Ainsi, vous devez transmettre à vos créanciers la demande de suspension du contrat en LRAR pour pouvoir en justifier ultérieurement.
Attention ! Si le magasin conserve une activité, il pourrait être considéré qu’une partie des factures (eau, électricité, gaz) reste due.
A noter : il n’est pas encore possible, à ce stade, de déterminer si les factures sur la période de fermeture seront suspendues (simple report) ou annulées.
> Puis-je suspendre le paiement de mes échéances de crédit bancaire ?
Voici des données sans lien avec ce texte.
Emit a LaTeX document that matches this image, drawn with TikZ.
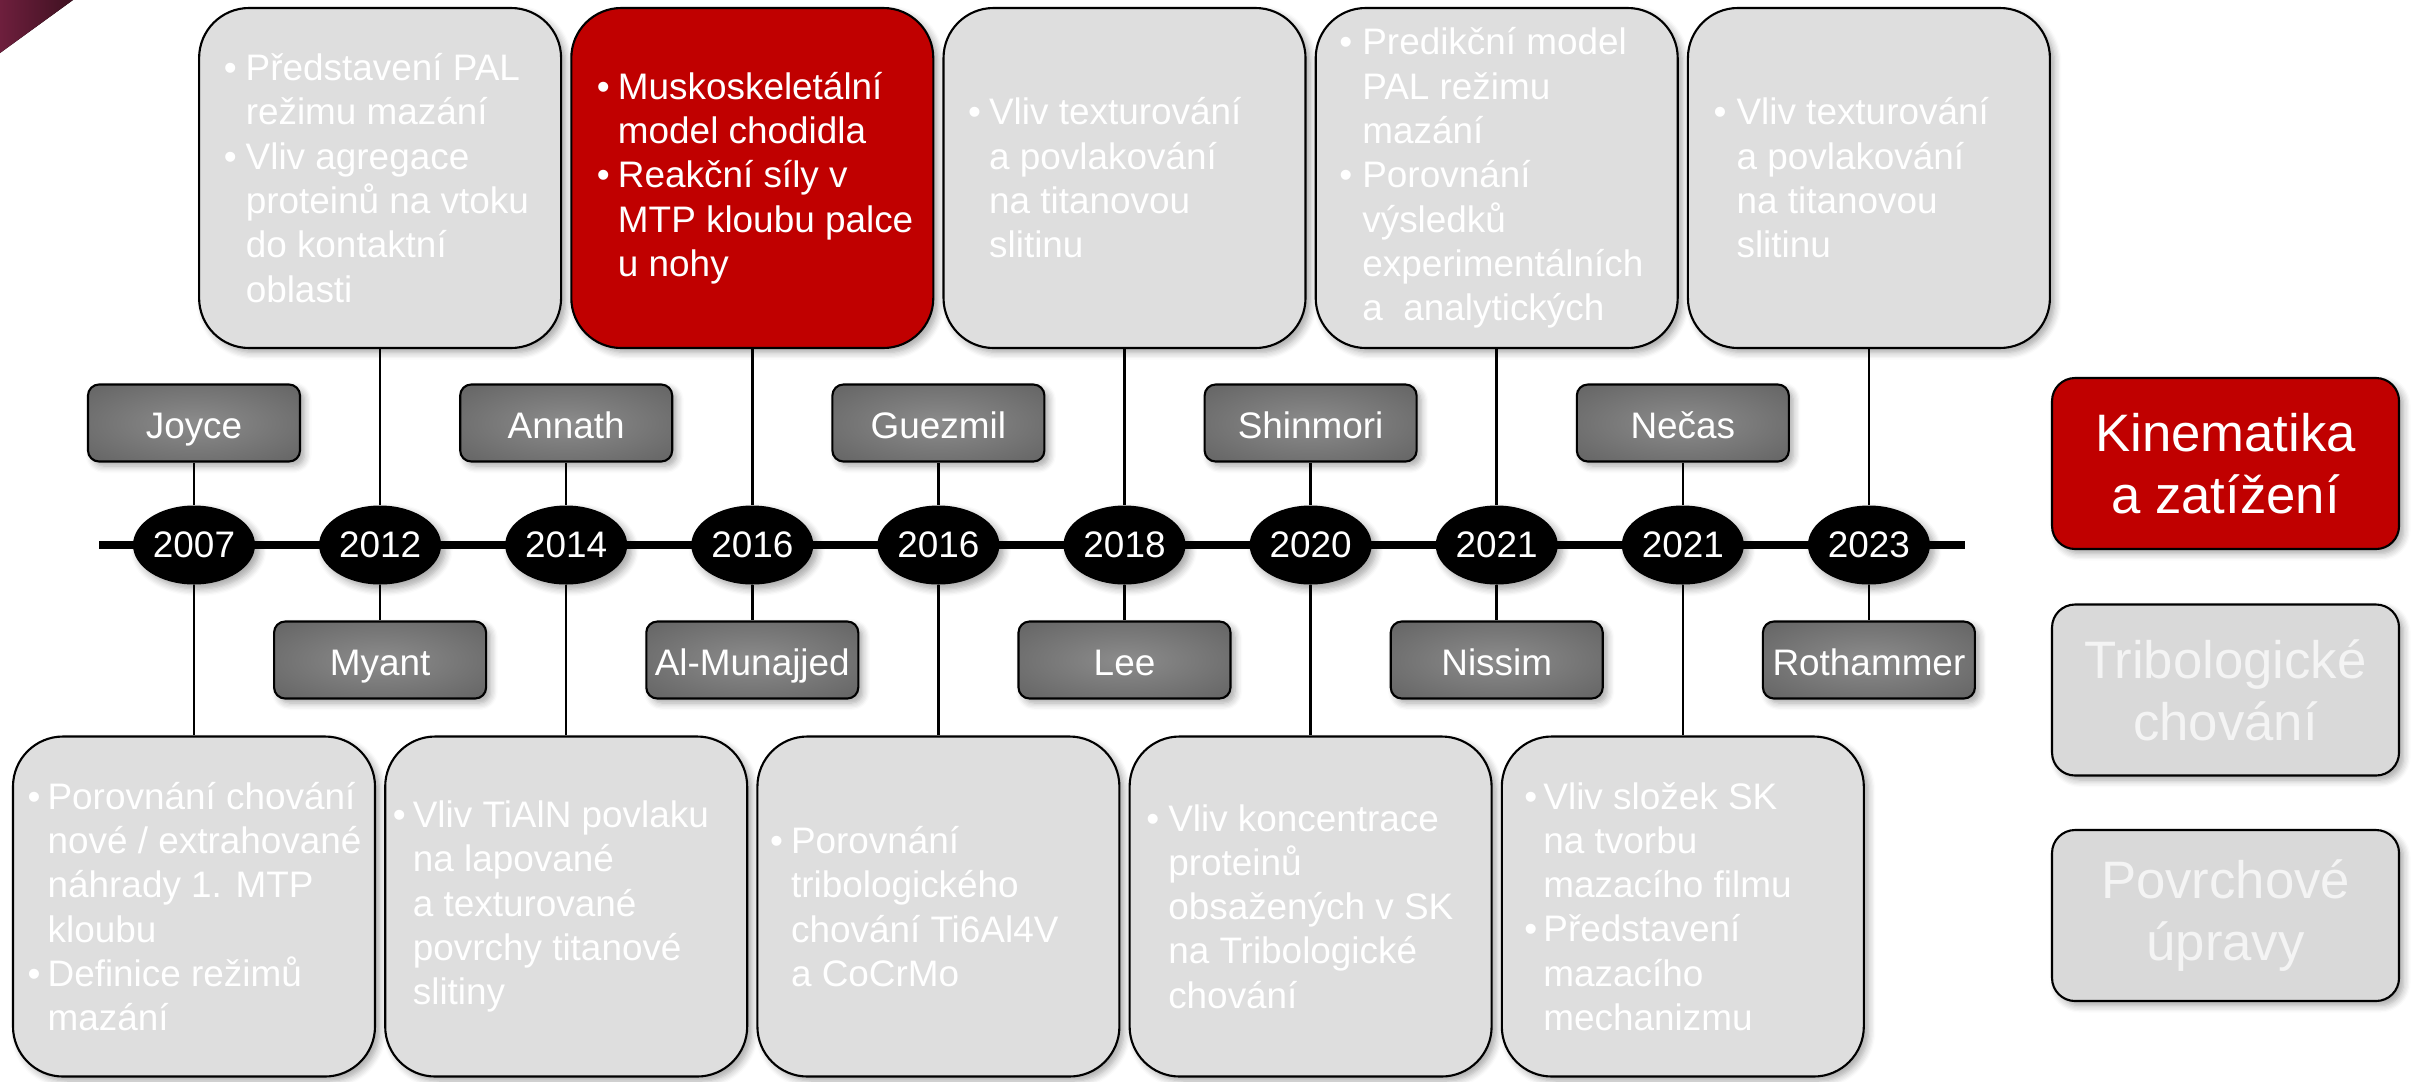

La Fédération Bancaire Française annonce le report, jusqu’à six mois, des remboursements de crédits pour les entreprises et la suppression des pénalités et coûts additionnels de reports d’échéances et de crédits des entreprises (fbf.fr) : vos échéances de prêt bancaire sont donc suspendues. Il faut vous rapprocher de votre établissement bancaire pour déterminer les modalités de ce report.
Par ailleurs, des mesures de soutien sont mises en place par la BPI (bpifrance.fr), comme une garantie pour les prêts de trésorerie, le réaménagement des crédits moyen et long terme pour les clients BPI et le lancement d’un prêt “Atout” pour obtenir du cash rapidement.
> Puis-je demander la prise en charge de mes pertes d’exploitation à mon assureur ?
Il faut, en premier lieu, se référer à vos contrats d’assurance :
- Si vous n’avez pas souscrit d’assurance « Perte d’exploitation », votre assurance ne prendra pas en charge les conséquences de la fermeture de votre magasin ;
- Si vous avez souscrit une assurance « Perte d’exploitation », il faudra déterminer si, selon votre contrat d’assurance, l’épidémie de Covid-19 peut être considérée comme un événement « assuré ». Il est précisé que dans la quasi-totalité des cas, les contrats d’assurance couvrant les entreprises (perte d’exploitation, rupture de la chaîne d’approvisionnement, annulation d’événement, défaut de livraison…) excluent les cas d’épidémie comme événement assuré.
A l’heure actuelle, il est clairement annoncé, par les assureurs, qu’ils ne prendront pas en charge les pertes financières subies par les entreprises en raison des mesures gouvernementales.